Skip the pictures and quote all of the lines exactly.

EXCERPTED RECORDS ::

** BEGIN **

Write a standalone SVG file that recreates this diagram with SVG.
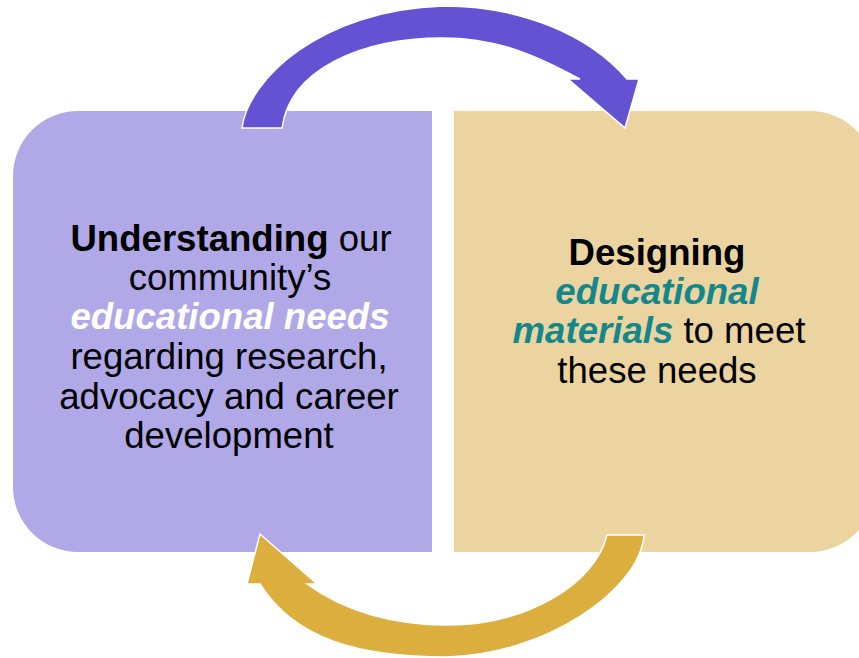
<svg xmlns="http://www.w3.org/2000/svg" width="859" height="658" viewBox="0 0 859 658">
  <style>
    .t { font-family: "Liberation Sans", Arial, sans-serif; font-size: 36.6px; fill: #000; text-anchor: middle; }
    .b { font-weight: bold; }
    .em-w { font-weight: bold; font-style: italic; fill: #ffffff; }
    .em-t { font-weight: bold; font-style: italic; fill: #14878C; }
    .arrow { stroke: #ffffff; stroke-width: 1.5; stroke-linejoin: miter; }
  </style>
  <rect width="859" height="658" fill="#ffffff"/>

  <!-- left box: understanding needs -->
  <g id="understanding">
    <path d="M78,111 H432 V552 H78 A65,65 0 0 1 13,487 V176 A65,65 0 0 1 78,111 Z" fill="#B1A8E8"/>
    <text class="t" x="231" y="251"><tspan class="b">Understanding</tspan> our</text>
    <text class="t" x="230" y="290">community’s</text>
    <text class="t em-w" x="230" y="329">educational needs</text>
    <text class="t" x="229" y="369">regarding research,</text>
    <text class="t" x="229" y="409">advocacy and career</text>
    <text class="t" x="229" y="448">development</text>
  </g>

  <!-- right box: designing materials -->
  <g id="designing">
    <path d="M454,111 H810 A65,65 0 0 1 875,176 V487 A65,65 0 0 1 810,552 H454 Z" fill="#EBD49F"/>
    <text class="t b" x="657" y="265">Designing</text>
    <text class="t em-t" x="657" y="304">educational</text>
    <text class="t" x="659" y="343"><tspan class="em-t">materials</tspan> to meet</text>
    <text class="t" x="657" y="383">these needs</text>
  </g>

  <!-- cycle arrows -->
  <g id="connectors">
    <path class="arrow" fill="#6352D2"
      d="M242,128 C248,80 320,10 443,6 C520,6 588,34 627,79 L639,79 L625,128 L568,79 L580,79 C548,62 505,38 443,38 C360,38 290,70 282,128 Z"/>
    <path class="arrow" fill="#DBAE3E"
      d="M644,535 C640,590 545,655 447,657 C360,657 295,640 260,584 L247,584 L260,534 L317,584 L307,584 C345,612 395,625 447,625 C525,625 595,585 607,535 Z"/>
  </g>
</svg>
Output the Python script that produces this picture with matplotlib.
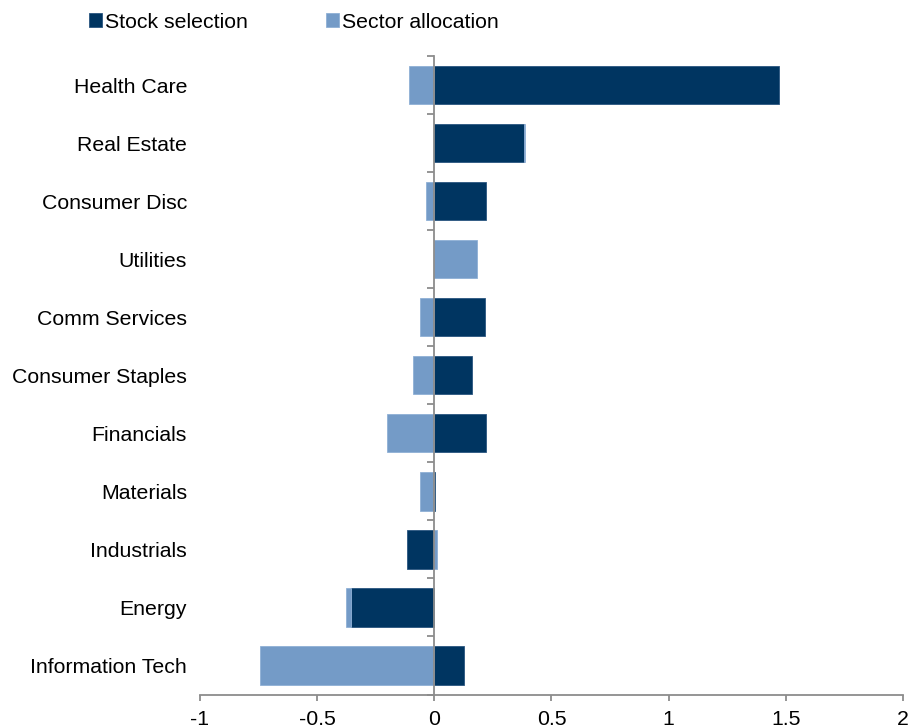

** END **

EXERCISE ANSWER ::
Write a standalone SVG file that recreates this diagram with SVG.
<svg xmlns="http://www.w3.org/2000/svg" width="859" height="658" viewBox="0 0 859 658">
  <style>
    .t { font-family: "Liberation Sans", Arial, sans-serif; font-size: 36.6px; fill: #000; text-anchor: middle; }
    .b { font-weight: bold; }
    .em-w { font-weight: bold; font-style: italic; fill: #ffffff; }
    .em-t { font-weight: bold; font-style: italic; fill: #14878C; }
    .arrow { stroke: #ffffff; stroke-width: 1.5; stroke-linejoin: miter; }
  </style>
  <rect width="859" height="658" fill="#ffffff"/>

  <!-- left box: understanding needs -->
  <g id="understanding">
    <path d="M78,111 H432 V552 H78 A65,65 0 0 1 13,487 V176 A65,65 0 0 1 78,111 Z" fill="#B1A8E8"/>
    <text class="t" x="231" y="251"><tspan class="b">Understanding</tspan> our</text>
    <text class="t" x="230" y="290">community’s</text>
    <text class="t em-w" x="230" y="329">educational needs</text>
    <text class="t" x="229" y="369">regarding research,</text>
    <text class="t" x="229" y="409">advocacy and career</text>
    <text class="t" x="229" y="448">development</text>
  </g>

  <!-- right box: designing materials -->
  <g id="designing">
    <path d="M454,111 H810 A65,65 0 0 1 875,176 V487 A65,65 0 0 1 810,552 H454 Z" fill="#EBD49F"/>
    <text class="t b" x="657" y="265">Designing</text>
    <text class="t em-t" x="657" y="304">educational</text>
    <text class="t" x="659" y="343"><tspan class="em-t">materials</tspan> to meet</text>
    <text class="t" x="657" y="383">these needs</text>
  </g>

  <!-- cycle arrows -->
  <g id="connectors">
    <path class="arrow" fill="#6352D2"
      d="M242,128 C248,80 320,10 443,6 C520,6 588,34 627,79 L639,79 L625,128 L568,79 L580,79 C548,62 505,38 443,38 C360,38 290,70 282,128 Z"/>
    <path class="arrow" fill="#DBAE3E"
      d="M644,535 C640,590 545,655 447,657 C360,657 295,640 260,584 L247,584 L260,534 L317,584 L307,584 C345,612 395,625 447,625 C525,625 595,585 607,535 Z"/>
  </g>
</svg>
Output the Python script that produces this picture with matplotlib.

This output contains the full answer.